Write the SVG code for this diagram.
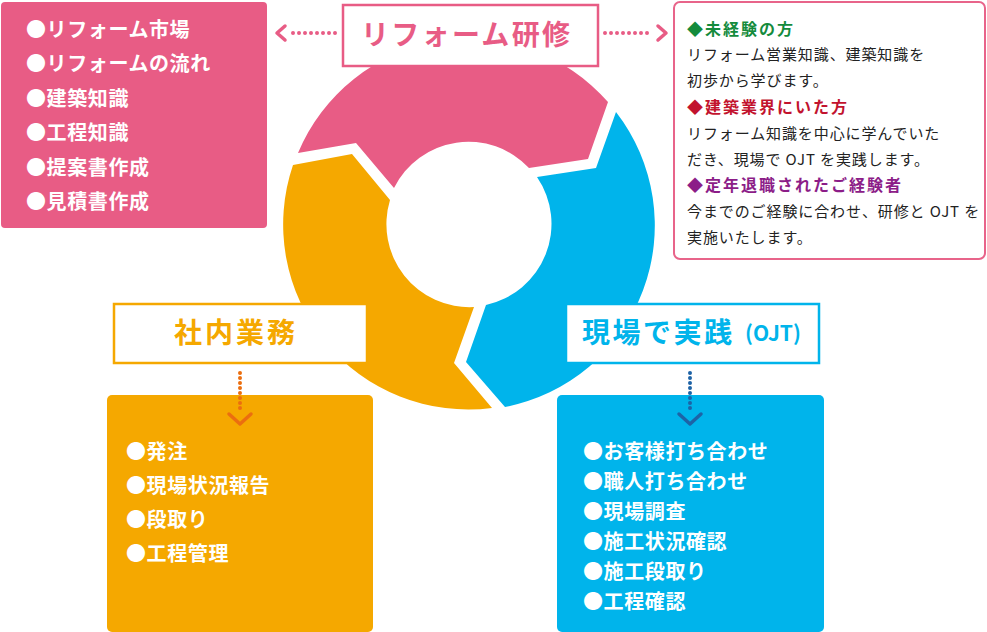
<svg xmlns="http://www.w3.org/2000/svg" width="987" height="632" viewBox="0 0 987 632">
<style>
text{font-family:"Noto Sans CJK JP","Noto Sans",sans-serif}
.w{fill:#fff;font-weight:700;font-size:20px;letter-spacing:0.6px}
.hd{font-weight:700;font-size:16px;letter-spacing:2px}
.bd{fill:#222;font-size:15px;letter-spacing:0.9px}
.pk{fill:#E85C85}
.dotp{stroke:#E85C85;stroke-width:4;stroke-linecap:round;stroke-dasharray:0 6;fill:none}
.chev{fill:none;stroke-width:3.5;stroke-linecap:round;stroke-linejoin:round}
.vdot{stroke-width:4;stroke-linecap:round;stroke-dasharray:0 5;fill:none}
</style>
<rect width="987" height="632" fill="#fff"/>
<g id="ring">
<path id="seg-pink" fill="#E85C85" d="M298,153 A185,185 0 0 1 608,102 L588,159 L529,168 A83,83 0 0 0 394,188 L356,143 Z"/>
<path id="seg-blue" fill="#00B4EB" d="M616,112 A185,185 0 0 1 505,407 L466,362 L486,305 A83,83 0 0 0 537,177 L596,168 Z"/>
<path id="seg-yellow" fill="#F5A800" d="M492,408 A185,185 0 0 1 293,165 L352,154 L390,200 A83,83 0 0 0 474,307 L454,363 Z"/>
</g>
<g id="title">
<rect x="343" y="5" width="255" height="61" fill="#fff" stroke="#E85C85" stroke-width="2.5"/>
<text x="361" y="45" class="pk" font-size="28" font-weight="700" letter-spacing="2.3">リフォーム研修</text>
</g>
<g id="training-list">
<rect x="1" y="2" width="266" height="226" rx="4" fill="#E85C85"/>
<text class="w" x="26" y="36.5">●リフォーム市場</text>
<text class="w" x="26" y="71">●リフォームの流れ</text>
<text class="w" x="26" y="105.5">●建築知識</text>
<text class="w" x="26" y="140">●工程知識</text>
<text class="w" x="26" y="174.5">●提案書作成</text>
<text class="w" x="26" y="209">●見積書作成</text>
</g>
<g id="target-info">
<rect x="674" y="2" width="311" height="257" rx="6" fill="#fff" stroke="#E8648A" stroke-width="2"/>
<text class="hd" x="687" y="35" fill="#148B3C">◆未経験の方</text>
<text class="bd" x="687" y="59.7">リフォーム営業知識、建築知識を</text>
<text class="bd" x="687" y="85.7">初歩から学びます。</text>
<text class="hd" x="687" y="113" fill="#C2132E">◆建築業界にいた方</text>
<text class="bd" x="687" y="138.7">リフォーム知識を中心に学んでいた</text>
<text class="bd" x="687" y="164.7">だき、現場で OJT を実践します。</text>
<text class="hd" x="687" y="191" fill="#8C1D88">◆定年退職されたご経験者</text>
<text class="bd" x="687" y="216.7">今までのご経験に合わせ、研修と OJT を</text>
<text class="bd" x="687" y="242.7">実施いたします。</text>
</g>
<g id="office">
<rect x="114" y="304" width="253" height="59" fill="#fff" stroke="#F5A800" stroke-width="2.5"/>
<text x="174" y="343" fill="#F5A800" font-size="28" font-weight="700" letter-spacing="3">社内業務</text>
</g>
<g id="office-list">
<rect x="107" y="395" width="266" height="237" rx="5" fill="#F5A800"/>
<text class="w" x="126" y="458.5">●発注</text>
<text class="w" x="126" y="492.7">●現場状況報告</text>
<text class="w" x="126" y="526.9">●段取り</text>
<text class="w" x="126" y="561.1">●工程管理</text>
</g>
<g id="ojt">
<rect x="566" y="304" width="253" height="59" fill="#fff" stroke="#00B4EB" stroke-width="2.5"/>
<text x="582" y="343" fill="#00B4EB" font-size="28" font-weight="700" letter-spacing="2.5">現場で実践</text>
<text x="745" y="341" fill="#00B4EB" font-size="21" font-weight="700">(OJT)</text>
</g>
<g id="ojt-list">
<rect x="557" y="395" width="267" height="237" rx="5" fill="#00B4EB"/>
<text class="w" x="583" y="458.5">●お客様打ち合わせ</text>
<text class="w" x="583" y="488.6">●職人打ち合わせ</text>
<text class="w" x="583" y="518.7">●現場調査</text>
<text class="w" x="583" y="548.8">●施工状況確認</text>
<text class="w" x="583" y="578.9">●施工段取り</text>
<text class="w" x="583" y="609">●工程確認</text>
</g>
<g id="connectors">
<line class="dotp" x1="335" y1="33" x2="290" y2="33"/>
<polyline class="chev" stroke="#E85C85" points="285,26 277,33 285,40"/>
<line class="dotp" x1="605" y1="33" x2="651" y2="33"/>
<polyline class="chev" stroke="#E85C85" points="658,26 666,33 658,40"/>
<line class="vdot" x1="240" y1="373" x2="240" y2="409" stroke="#EB6E0F"/>
<polyline class="chev" stroke="#EB6E0F" stroke-width="4.5" points="229,414 240,424 251,414"/>
<line class="vdot" x1="690" y1="373" x2="690" y2="409" stroke="#1D63A6"/>
<polyline class="chev" stroke="#1D63A6" stroke-width="4.5" points="679,414 690,424 701,414"/>
</g>
</svg>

What this task involves:
Quote the full listing above word for word; exclude every picture from the copy.

Task solution:
Write the SVG code for this diagram.
<svg xmlns="http://www.w3.org/2000/svg" width="987" height="632" viewBox="0 0 987 632">
<style>
text{font-family:"Noto Sans CJK JP","Noto Sans",sans-serif}
.w{fill:#fff;font-weight:700;font-size:20px;letter-spacing:0.6px}
.hd{font-weight:700;font-size:16px;letter-spacing:2px}
.bd{fill:#222;font-size:15px;letter-spacing:0.9px}
.pk{fill:#E85C85}
.dotp{stroke:#E85C85;stroke-width:4;stroke-linecap:round;stroke-dasharray:0 6;fill:none}
.chev{fill:none;stroke-width:3.5;stroke-linecap:round;stroke-linejoin:round}
.vdot{stroke-width:4;stroke-linecap:round;stroke-dasharray:0 5;fill:none}
</style>
<rect width="987" height="632" fill="#fff"/>
<g id="ring">
<path id="seg-pink" fill="#E85C85" d="M298,153 A185,185 0 0 1 608,102 L588,159 L529,168 A83,83 0 0 0 394,188 L356,143 Z"/>
<path id="seg-blue" fill="#00B4EB" d="M616,112 A185,185 0 0 1 505,407 L466,362 L486,305 A83,83 0 0 0 537,177 L596,168 Z"/>
<path id="seg-yellow" fill="#F5A800" d="M492,408 A185,185 0 0 1 293,165 L352,154 L390,200 A83,83 0 0 0 474,307 L454,363 Z"/>
</g>
<g id="title">
<rect x="343" y="5" width="255" height="61" fill="#fff" stroke="#E85C85" stroke-width="2.5"/>
<text x="361" y="45" class="pk" font-size="28" font-weight="700" letter-spacing="2.3">リフォーム研修</text>
</g>
<g id="training-list">
<rect x="1" y="2" width="266" height="226" rx="4" fill="#E85C85"/>
<text class="w" x="26" y="36.5">●リフォーム市場</text>
<text class="w" x="26" y="71">●リフォームの流れ</text>
<text class="w" x="26" y="105.5">●建築知識</text>
<text class="w" x="26" y="140">●工程知識</text>
<text class="w" x="26" y="174.5">●提案書作成</text>
<text class="w" x="26" y="209">●見積書作成</text>
</g>
<g id="target-info">
<rect x="674" y="2" width="311" height="257" rx="6" fill="#fff" stroke="#E8648A" stroke-width="2"/>
<text class="hd" x="687" y="35" fill="#148B3C">◆未経験の方</text>
<text class="bd" x="687" y="59.7">リフォーム営業知識、建築知識を</text>
<text class="bd" x="687" y="85.7">初歩から学びます。</text>
<text class="hd" x="687" y="113" fill="#C2132E">◆建築業界にいた方</text>
<text class="bd" x="687" y="138.7">リフォーム知識を中心に学んでいた</text>
<text class="bd" x="687" y="164.7">だき、現場で OJT を実践します。</text>
<text class="hd" x="687" y="191" fill="#8C1D88">◆定年退職されたご経験者</text>
<text class="bd" x="687" y="216.7">今までのご経験に合わせ、研修と OJT を</text>
<text class="bd" x="687" y="242.7">実施いたします。</text>
</g>
<g id="office">
<rect x="114" y="304" width="253" height="59" fill="#fff" stroke="#F5A800" stroke-width="2.5"/>
<text x="174" y="343" fill="#F5A800" font-size="28" font-weight="700" letter-spacing="3">社内業務</text>
</g>
<g id="office-list">
<rect x="107" y="395" width="266" height="237" rx="5" fill="#F5A800"/>
<text class="w" x="126" y="458.5">●発注</text>
<text class="w" x="126" y="492.7">●現場状況報告</text>
<text class="w" x="126" y="526.9">●段取り</text>
<text class="w" x="126" y="561.1">●工程管理</text>
</g>
<g id="ojt">
<rect x="566" y="304" width="253" height="59" fill="#fff" stroke="#00B4EB" stroke-width="2.5"/>
<text x="582" y="343" fill="#00B4EB" font-size="28" font-weight="700" letter-spacing="2.5">現場で実践</text>
<text x="745" y="341" fill="#00B4EB" font-size="21" font-weight="700">(OJT)</text>
</g>
<g id="ojt-list">
<rect x="557" y="395" width="267" height="237" rx="5" fill="#00B4EB"/>
<text class="w" x="583" y="458.5">●お客様打ち合わせ</text>
<text class="w" x="583" y="488.6">●職人打ち合わせ</text>
<text class="w" x="583" y="518.7">●現場調査</text>
<text class="w" x="583" y="548.8">●施工状況確認</text>
<text class="w" x="583" y="578.9">●施工段取り</text>
<text class="w" x="583" y="609">●工程確認</text>
</g>
<g id="connectors">
<line class="dotp" x1="335" y1="33" x2="290" y2="33"/>
<polyline class="chev" stroke="#E85C85" points="285,26 277,33 285,40"/>
<line class="dotp" x1="605" y1="33" x2="651" y2="33"/>
<polyline class="chev" stroke="#E85C85" points="658,26 666,33 658,40"/>
<line class="vdot" x1="240" y1="373" x2="240" y2="409" stroke="#EB6E0F"/>
<polyline class="chev" stroke="#EB6E0F" stroke-width="4.5" points="229,414 240,424 251,414"/>
<line class="vdot" x1="690" y1="373" x2="690" y2="409" stroke="#1D63A6"/>
<polyline class="chev" stroke="#1D63A6" stroke-width="4.5" points="679,414 690,424 701,414"/>
</g>
</svg>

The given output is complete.